/cdn.vox-cdn.com/uploads/chorus_image/image/67700850/usa_today_15102872.0.jpg)
Tonight the New York Red Bulls will face the New England Revolution in a match that required a 15-11 vote last week to determine whether it actually matters.
After a week of league office-fanned outrage over a decision made by a longstanding supporters organization, it has been decided that North American soccer will make a futile attempt to enshrine the disjointed 2020 Major League Soccer season without the inevitable asterisks and disclaimers. The Supporters’ Shield will be handed out to whichever team finishes first (or potentially whoever obtains the highest points per game) in a season that at no point resembled the taut, rigorous marathon normally required to etch your name on to the trophy.
After the two-week false start in March and the eerie Disney compound tournament in July, the third, in-stadium stage of the league’s attempt to salvage something resembling a 2020 season in the face of the covid-19 pandemic has been perhaps the most disjointed. Even if it’s been in numbers more reminiscent of a mid-December college bowl game named after a pet toy website, the ability of some teams to play in front of fans while others play in front of advertising projection tarps erodes any sense of competitive integrity. Professionals forced to abandon their craft entirely for the early part of the season are only recently working up to sharpness, with some of the league’s most decorated players of recent years opting out of large chunks of the season. Furthermore, entire teams like Dallas and Colorado have missed significant portions of the makeshift schedule due to positive virus tests, while the league’s Canadian clubs have been forced to play huge stretches of their “home” schedule in neutral American venues.

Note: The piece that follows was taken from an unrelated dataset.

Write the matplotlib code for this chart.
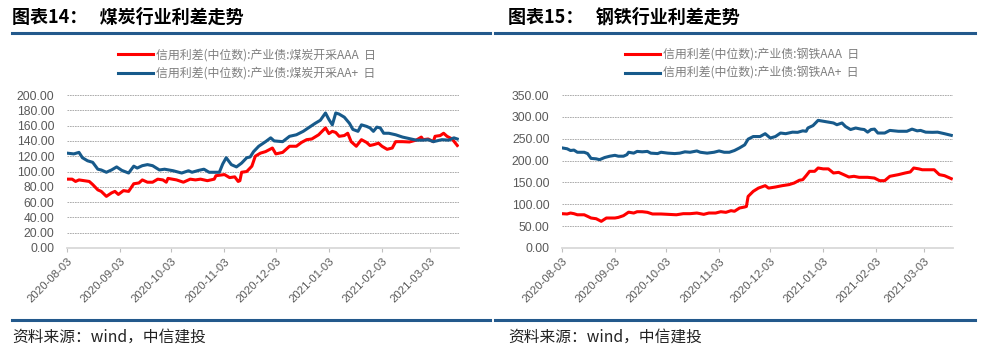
import pandas as pd
import matplotlib
matplotlib.use('Agg')
import matplotlib.pyplot as plt
from matplotlib.lines import Line2D

plt.rcParams['font.family'] = ['Liberation Sans', 'Noto Sans CJK SC', 'DejaVu Sans']
CJK = ['Noto Sans CJK SC', 'DejaVu Sans']

# 起始日期，数据横坐标为距起始日的天数
start = pd.Timestamp('2020-08-03')
tick_labels = ['2020-08-03', '2020-09-03', '2020-10-03', '2020-11-03',
               '2020-12-03', '2021-01-03', '2021-02-03', '2021-03-03']

# 煤炭开采 AAA
coal_aaa_days = [0, 3, 5, 7, 10, 13, 15, 18, 20, 23, 26, 28, 30, 33, 36, 39, 42, 44, 47, 50,
                 53, 56, 58, 59, 64, 68, 72, 75, 78, 82, 86, 87, 92, 95, 98, 100, 101, 102,
                 105, 107, 108, 110, 113, 116, 120, 122, 126, 130, 134, 137, 140, 143, 147,
                 151, 153, 155, 157, 159, 162, 164, 166, 169, 172, 175, 177, 179, 182, 184,
                 187, 190, 192, 196, 200, 204, 207, 208, 211, 214, 215, 218, 220, 222, 225, 228]
coal_aaa = [90, 90, 87, 89, 88, 87, 83, 76, 74, 67.5, 72, 74, 70, 75, 74, 84, 85, 89, 86, 86,
            90, 89, 86, 91, 89, 86, 90, 89, 90, 88, 90, 94.5, 96, 92, 93, 87, 88, 99,
            100, 104.6, 107, 120, 124, 126, 130.7, 123, 125, 133, 133, 138, 141.6, 142.5, 148,
            157, 149.6, 152.5, 151, 146, 147, 150, 139, 133, 141.6, 138, 134, 135, 137, 133,
            129, 130.7, 139, 139, 138.6, 141, 145, 141.6, 142.5, 139, 146, 147, 150, 146, 142.5, 134]

# 煤炭开采 AA+
coal_aap_days = [0, 4, 7, 9, 12, 15, 18, 20, 23, 26, 29, 32, 36, 39, 41, 44, 47, 50, 54, 57,
                 62, 67, 71, 73, 77, 80, 83, 87, 89, 91, 93, 96, 99, 102, 105, 107, 109, 112,
                 116, 119, 121, 126, 130, 134, 138, 141, 145, 148, 151, 153, 155, 157, 159,
                 162, 165, 167, 170, 172, 175, 177, 179, 181, 183, 185, 188, 192, 196, 200,
                 204, 208, 211, 214, 219, 223, 226, 228]
coal_aap = [124, 123, 125, 118, 114, 112, 103, 102, 99, 102, 106, 101.5, 98, 107, 104.5, 107.6,
            109, 107.6, 102, 103, 101, 98, 101, 99, 101.5, 103, 99, 99, 99, 110, 118, 109,
            106, 111, 118, 119, 126, 133, 139, 144, 140, 139, 146, 148, 152.5, 157, 163, 167,
            176.5, 168, 161, 176.5, 175, 171, 163, 155, 152.5, 161, 159, 157, 152.5, 158, 157,
            150, 150, 148, 145, 143, 141, 141, 141.6, 139, 141.6, 141, 144, 142.5]

# 钢铁 AAA
steel_aaa_days = [0, 3, 5, 7, 9, 13, 15, 17, 20, 23, 26, 29, 31, 33, 36, 39, 42, 44, 47, 50,
                  53, 58, 62, 67, 71, 75, 79, 83, 86, 90, 93, 96, 99, 101, 104, 107, 108, 109,
                  112, 115, 119, 121, 125, 129, 133, 136, 139, 141, 143, 145, 148, 150, 153,
                  156, 159, 162, 165, 168, 171, 174, 179, 183, 186, 189, 192, 197, 201, 204,
                  206, 209, 211, 218, 221, 224, 228]
steel_aaa = [78.5, 77.8, 80, 78.5, 76, 76, 72.4, 68.6, 67, 61, 68.6, 68.6, 68.6, 70, 74, 82, 80,
             83, 83, 81.6, 77.8, 77.8, 77, 76, 78.5, 78.5, 80, 77, 80, 80, 83, 81.6, 85.4, 84,
             91.5, 93.8, 95, 118, 129.6, 137, 142.6, 137, 139.5, 142.6, 145, 148.7, 155, 156.3,
             165.5, 175.4, 175.4, 183, 181, 181, 171.6, 173, 167.8, 162.4, 164, 161.7, 161.7,
             160, 154, 154, 164, 167.8, 171.6, 174, 183, 181, 179, 179, 167.8, 165.5, 158.6]

# 钢铁 AA+
steel_aap_days = [0, 3, 5, 7, 9, 13, 15, 17, 20, 22, 25, 28, 31, 33, 36, 38, 39, 42, 44, 47,
                  50, 52, 56, 58, 62, 66, 69, 72, 75, 79, 81, 85, 89, 92, 95, 98, 101, 104,
                  107, 109, 112, 116, 119, 122, 125, 128, 131, 135, 138, 141, 143, 144, 147,
                  150, 153, 156, 159, 161, 164, 166, 169, 172, 175, 177, 179, 181, 183, 185,
                  189, 192, 197, 202, 205, 208, 210, 213, 217, 220, 224, 228]
steel_aap = [229, 227, 223, 224, 219, 219, 216, 205, 204, 202, 207, 210, 212, 210, 210, 213.5,
             219, 217, 221, 220, 221, 217, 216, 219, 217, 216, 217, 220, 219, 222, 219, 217,
             219, 222, 219, 219, 223, 229, 236, 249, 255, 255, 261.5, 251.6, 255, 263, 261.5,
             265, 264.6, 268, 267, 274.5, 280, 292, 290, 288, 286, 282, 286, 278, 271, 274.5,
             272, 271, 265, 271, 272, 263, 263, 269, 267, 267, 272, 268, 269, 265, 264.6, 265,
             261.5, 257.7]

red = '#ff0000'
blue = '#175a8b'
rule_blue = '#23598c'
gray_text = '#595959'

W, H = 982, 349
fig = plt.figure(figsize=(W / 100, H / 100), dpi=100)


def to_dates(days):
    return start + pd.to_timedelta(days, unit='D')


def draw_panel(rule_x0, rule_x1, text_x, ax_x0, ax_w, title, series, ymax, ystep, legend_x):
    # 标题、来源与上下分隔线
    fig.text(text_x / W, 1 - 17 / H, title, fontsize=13, fontweight='bold',
             va='center', ha='left', family=CJK)
    for y in (33, 320):
        fig.add_artist(Line2D([rule_x0 / W, rule_x1 / W], [1 - y / H] * 2,
                              color=rule_blue, lw=2.2))
    fig.text(text_x / W, 1 - 337 / H, '资料来源：wind，中信建投', fontsize=11.3,
             style='italic', va='center', ha='left', color='#222222', family=CJK)

    ax = fig.add_axes([ax_x0 / W, 1 - 248 / H, ax_w / W, 153 / H])
    lines = []
    for days, vals, color, label in series:
        ln, = ax.plot(to_dates(days), vals, color=color, lw=2.2, label=label,
                      solid_joinstyle='round')
        lines.append(ln)

    ax.set_ylim(0, ymax)
    ax.set_yticks([i * ystep for i in range(int(ymax / ystep) + 1)])
    ax.yaxis.set_major_formatter(plt.FuncFormatter(lambda v, p: f'{v:.2f}'))
    ax.set_xlim(start, start + pd.Timedelta(days=229))
    ax.set_xticks(pd.to_datetime(tick_labels))
    ax.set_xticklabels(tick_labels, rotation=45, ha='right', rotation_mode='anchor')
    ax.tick_params(axis='y', length=0, pad=9, labelsize=8.7, labelcolor=gray_text)
    ax.tick_params(axis='x', length=3, width=0.8, color='#bfbfbf', pad=3,
                   labelsize=8.2, labelcolor=gray_text)
    for side in ['top', 'right', 'left']:
        ax.spines[side].set_visible(False)
    ax.spines['bottom'].set_color('#d9d9d9')
    ax.spines['bottom'].set_linewidth(1.3)
    ax.grid(axis='y', color='#a0a0a0', lw=0.6, linestyle=(0, (2, 1)))
    ax.set_axisbelow(True)

    leg = fig.legend(handles=lines, loc='center', bbox_to_anchor=(legend_x / W, 1 - 64 / H),
                     ncol=1, frameon=False, handlelength=3.0,
                     handletextpad=0.25, labelspacing=0.45,
                     prop={'family': CJK, 'size': 8.6})
    for t in leg.get_texts():
        t.set_color('#7f7f7f')
    return ax


draw_panel(12, 490, 12, 67, 392, '图表14：   煤炭行业利差走势',
           [(coal_aaa_days, coal_aaa, red, '信用利差(中位数):产业债:煤炭开采AAA  日'),
            (coal_aap_days, coal_aap, blue, '信用利差(中位数):产业债:煤炭开采AA+  日')],
           200, 20, 247)
draw_panel(495, 975, 508, 562, 391, '图表15：   钢铁行业利差走势',
           [(steel_aaa_days, steel_aaa, red, '信用利差(中位数):产业债:钢铁AAA  日'),
            (steel_aap_days, steel_aap, blue, '信用利差(中位数):产业债:钢铁AA+  日')],
           350, 50, 742)

fig.savefig('out.png', dpi=100)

This doesn’t even begin to mention the more abstract toll of the broader pandemic on the day-to-day human psyche of the league’s talent, and the players and personnel playing out these games are certainly to be be commended. But the usual communal spirit that drives the emotion of sport on and off the field is painfully absent. Outside of fulfilling television contracts and sponsor engagement quotas, there is little reason to be straining to hand out trophies for a season that, unlike the major European leagues and fall-to-spring American sports, never truly began in any meaningful sense. Comments from San Jose Earthquakes manager Matias Almeyda last week appear to illustrate that this point of view exists within the rank-and-file of the league operation.
Almeyda: “I hope this season ends. I’ve spoken to four (#MLS) coaches about it, and we all agree.” #Quakes74
— Joel Soria (@soriajoelfutbol) October 19, 2020
The New York Red Bulls have experienced their own microcosm of 2020 in their clear shift to a preseason-like approach to the remainder of this misfired year since the dismissal of manager Chris Armas last month. While Armas’ newly-hired replacement Gerhard Struber makes pit stops in Brazil instead of rushing into the heavily-tarped stadiums of North America, the Red Bulls are rolling out a frequently-shifting set of lineups under interim boss Bradley Carnell. New York was one of the few MLS clubs to allow select international players to travel to overseas training camps this month, allowing even further room to pursue what appears to be experimentation and talent evaluation in preparation for a new regime.
Perhaps it is with the Red Bulls that one can find a more appropriate perspective on 2020. Even if this weren’t a team in flux on the field and the bench, it would be silly to take a utilitarian, must-win approach to win trophies that would be smeared by history book asterisks and unsavory internet lore. Despite clear flashes of talent, one must not expect world-beating heroics from new signings like Dru Yearwood, coming off almost a year without match fitness and onboarding to a team without an fleshed-out plan or authority figure. The persistent deployment of striker Tom Barlow despite his snake-bit finishing of late makes more sense when one understands him as a proxy of Struber’s ideal type of forward. Even positives like the overnight celebrity status of Caden Clark must be viewed in the proper context of games that have been reduced to glorified scrimmages.
As the team heads into its final three fixtures of the “regular season” starting tonight against New England, allow yourself not to ignore these games, but to view them intently in the same way that the club itself is. This is preseason for not only the 2021 season but a new era for an overhauled club that appears to be calling itself Red Bull New York more and more in official communications as it looks to put itself back at the top of a regrouped league. Let everybody else fight for trophies handed out because of social media mobs or a playoff tournament that practically everybody is qualifying for. We’re preparing for a world that will hopefully look more like we’re used to soon.